So even if you create an 'original' set of deities, it is not uncommon for them to fit into that formula. I use this 'lazy' strategy for structure, and then use time, energy, originality, and wordcount to flesh out the politics/history between the gods and how it impacts the characters in the story.


----------



## Mythopoet (Dec 22, 2015)

It's not about whether or not you use it, it's all about _how_ you use it. You can absolutely use it lazily. Or you can use it brilliantly. Most of the biggest and best names in fantasy have used real world mythology in some way.


----------



## Kaye (Jan 3, 2016)

I do like using mythology in my stories, but more to strengthen my own mythology.
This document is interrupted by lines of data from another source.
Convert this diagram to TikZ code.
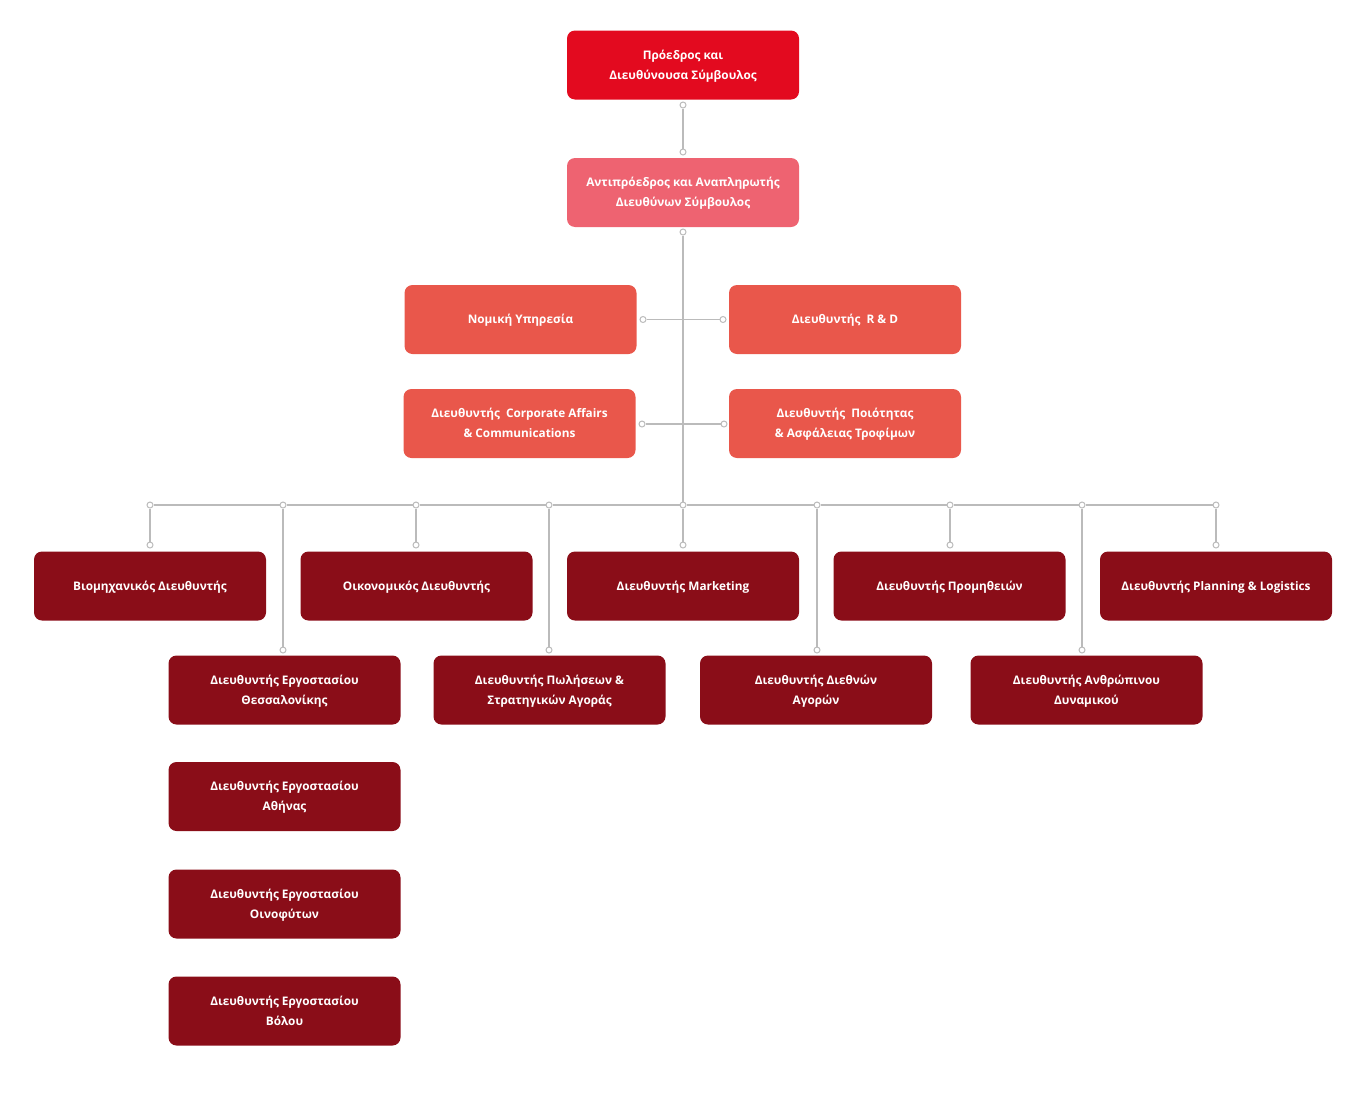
\documentclass[tikz,border=0pt]{standalone}
\usepackage{fontspec}
\setmainfont{Open Sans}
\definecolor{ceoc}{HTML}{E30A1F}
\definecolor{vicec}{HTML}{EE6371}
\definecolor{midc}{HTML}{E9574B}
\definecolor{darkc}{HTML}{8A0D18}
\definecolor{linec}{HTML}{BBBBBB}
\newcommand{\bxline}[1]{\strut #1}
\begin{document}
\begin{tikzpicture}[x=1pt,y=-1pt,
  box/.style={rectangle, rounded corners=8pt, minimum width=232pt, minimum height=69pt,
    inner sep=0pt, align=center, text=white, font=\bfseries\fontsize{11.8}{20}\selectfont},
  ceobox/.style={box, fill=ceoc},
  vicebox/.style={box, fill=vicec},
  midbox/.style={box, fill=midc},
  darkbox/.style={box, fill=darkc},
  dot/.style={circle, draw=linec, fill=white, line width=1pt, minimum size=6pt, inner sep=0pt},
  conn/.style={draw=linec, line width=1.5pt}]
\useasboundingbox (0,0) rectangle (1366,1103);

% boxes
\node[ceobox] (ceo) at (683,65) {\bxline{Πρόεδρος και}\\\bxline{Διευθύνουσα Σύμβουλος}};
\node[vicebox] (vice) at (683,192.5) {\bxline{Αντιπρόεδρος και Αναπληρωτής}\\\bxline{Διευθύνων Σύμβουλος}};
\node[midbox] (legal) at (520.5,319.5) {\bxline{Νομική Υπηρεσία}};
\node[midbox] (rd) at (845,319.5) {\bxline{Διευθυντής\hspace{3pt} R \& D}};
\node[midbox] (corp) at (519.5,423.5) {\bxline{Διευθυντής\hspace{3pt} Corporate Affairs}\\\bxline{\& Communications}};
\node[midbox] (qual) at (845,423.5) {\bxline{Διευθυντής\hspace{3pt} Ποιότητας}\\\bxline{\& Ασφάλειας Τροφίμων}};

\node[darkbox] (ind) at (150,586) {\bxline{Βιομηχανικός Διευθυντής}};
\node[darkbox] (fin) at (416.5,586) {\bxline{Οικονομικός Διευθυντής}};
\node[darkbox] (mkt) at (683,586) {\bxline{Διευθυντής Marketing}};
\node[darkbox] (proc) at (949.5,586) {\bxline{Διευθυντής Προμηθειών}};
\node[darkbox] (plan) at (1216,586) {\bxline{Διευθυντής Planning \& Logistics}};

\node[darkbox] (thes) at (284.5,690) {\bxline{Διευθυντής Εργοστασίου}\\\bxline{Θεσσαλονίκης}};
\node[darkbox] (sales) at (549.5,690) {\bxline{Διευθυντής Πωλήσεων \&}\\\bxline{Στρατηγικών Αγοράς}};
\node[darkbox] (intl) at (816,690) {\bxline{Διευθυντής Διεθνών}\\\bxline{Αγορών}};
\node[darkbox] (hr) at (1086.5,690) {\bxline{Διευθυντής Ανθρώπινου}\\\bxline{Δυναμικού}};

\node[darkbox] (ath) at (284.5,796.5) {\bxline{Διευθυντής Εργοστασίου}\\\bxline{Αθήνας}};
\node[darkbox] (oin) at (284.5,904) {\bxline{Διευθυντής Εργοστασίου}\\\bxline{Οινοφύτων}};
\node[darkbox] (vol) at (284.5,1011) {\bxline{Διευθυντής Εργοστασίου}\\\bxline{Βόλου}};

% connector dots
\node[dot] (d1) at (683,105) {};
\node[dot] (d2) at (683,152) {};
\node[dot] (d3) at (683,232) {};
\node[dot] (dl) at (643,319.5) {};
\node[dot] (dr) at (723,319.5) {};
\node[dot] (dcl) at (642,424) {};
\node[dot] (dcr) at (724,424) {};

\foreach \n/\x in {b1/150,b2/283,b3/416,b4/549,b5/683,b6/817,b7/950,b8/1082,b9/1216}
  \node[dot] (\n) at (\x,505) {};
\foreach \n/\x in {t1/150,t3/416,t5/683,t7/950,t9/1216}
  \node[dot] (\n) at (\x,545) {};
\foreach \n/\x in {u2/283,u4/549,u6/817,u8/1082}
  \node[dot] (\n) at (\x,650) {};

% connectors
\draw[conn] (d1) -- (d2);
\draw[conn] (d3) -- (b5);
\draw[conn] (dl) -- (dr);
\draw[conn] (dcl) -- (dcr);
\draw[conn] (b1) -- (b2);
\draw[conn] (b2) -- (b3);
\draw[conn] (b3) -- (b4);
\draw[conn] (b4) -- (b5);
\draw[conn] (b5) -- (b6);
\draw[conn] (b6) -- (b7);
\draw[conn] (b7) -- (b8);
\draw[conn] (b8) -- (b9);
\foreach \i in {1,3,5,7,9} \draw[conn] (b\i) -- (t\i);
\foreach \i in {2,4,6,8} \draw[conn] (b\i) -- (u\i);
\end{tikzpicture}
\end{document}
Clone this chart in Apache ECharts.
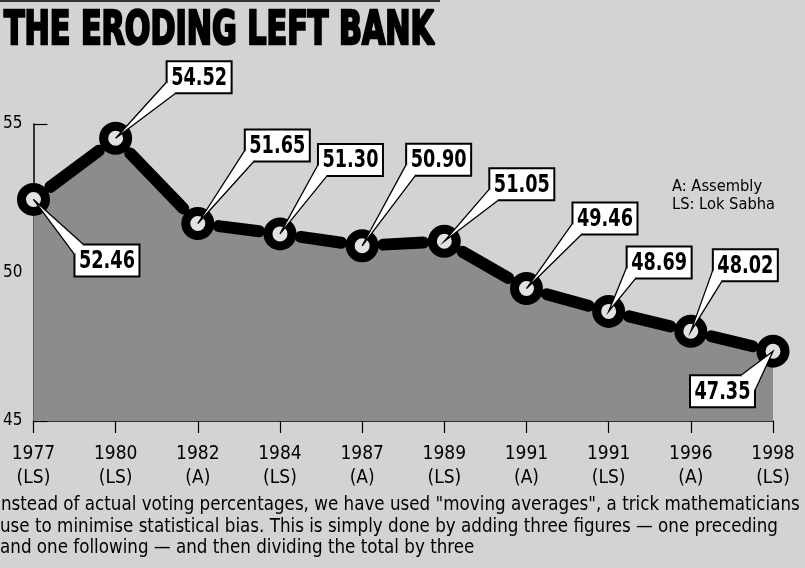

Some kind of history- for example, in one of my stories I use angels, and they originate from the Bible's view on them, but the bible has misinterpreted them. I like playing around with myths to make my reader go "aaaah". I do need it to be consistant and factual, though. If you use it in the wrong way, it can be quite boring or even annoying I think. And then yeah, it might be considered lazy..


----------



## S J Lee (Jul 15, 2020)

Tolkien's Numenor is obviously Atlantis... Atalante the downfallen. On the other hand, his Illuvatar and Valar are only vaguely like Jehovah and angels..... his gods are not an obvious copy of anything

If it is not a "real world accessed through a mirror" then at least change the names but keep the archtypes. The PLUS is not that it gives you licence to be lazy, but that your reader immediately knows what he is dealing with... it can save a lot of ink on the page? Just as calling a warrior a knight means you don't have to explain your hereditary warrior caste too much?


----------